The same standard has applied in the limited number of cases where, as here, the easement has been acquired by a non-public third party. Therefore, in determining VFRC’s status, the agency will look to whether AERC has obtained a permanent easement and has sufficient interest in and control over the Line to permit it to carry out the common carrier obligation.

 

Here, there is a problem that could disqualify VFRC from invoking the State of Maine precedent. As noted above, a State of Maine transaction requires the seller to retain, or a third party (here, AERC) to acquire, a permanent easement to operate over the line. However, language in the parties’ operating agreement suggests that AERC has not been granted a permanent easement. Section 15 of the operating agreement reads in part: “At the expiration of the Initial Term [9 years] or a Renewal Term [5 years each] of this Agreement pursuant to Section 13, or upon termination of this Agreement pursuant to Section 14, AERC shall immediately assign the Freight Easement to an entity chosen by VFRC.” These sections of the operating agreement vest significant control in the hands of VFRC, given its broad rights to terminate AERC’s operations. See S. Pac. Transp.–Aban. Exemption–L.A. Cnty., Cal., 9 I.C.C.2d 385, 388 (1993); L.A. Cnty. Transp. Comm’N--Petition for Exemption—Acquis. from Union Pac. R.R., STB Finance Docket No. 32374 (STB served July 23, 1996).

 

VFRC has made a significant effort to restore service over the Line, and, in furtherance of that goal, may submit a modified operating agreement by May 2, 2011 that removes or revises the language that suggests that AERC does not have a permanent easement to operate the Line. Alternatively, the Board will render a decision based on the existing record.

 

If VFRC desires assistance in addressing the concerns raised in this decision, the Board’s Office of Public Assistance, Governmental Affairs and Compliance may be contacted at (202) 245-0238.

 

It is ordered:

 

1.      VFRC may submit a modified operating agreement by May 2, 2011.

 

2. This decision is effective on its service date.

 

By the Board, Rachel D. Campbell, Director, Office of Proceedings.

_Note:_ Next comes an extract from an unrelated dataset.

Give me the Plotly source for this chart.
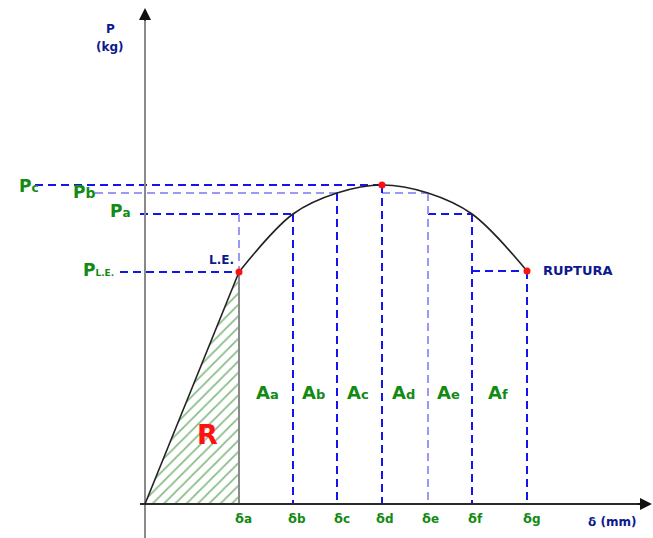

[1] A copy of the quitclaim deed was submitted as Exhibit B of the Line Sale Contract attached to VFRC’s motion to dismiss.

 

[2] AERC also acquired Willamette & Pacific Railroad’s (WPRR) operating rights and obligations with respect to the Line. UP and WPRR retained limited overhead trackage rights over the Line. See Albany & E. R.R.–Acquisition and Operation Exemption–Union Pac. R.R., FD 35355 (STB served Mar. 10, 2010).

 

[3] A copy of the freight easement deed was submitted as Exhibit 4 to VFRC’s motion to dismiss. A copy of the operating agreement was submitted as Exhibit 2 to VFRC’s motion to dismiss.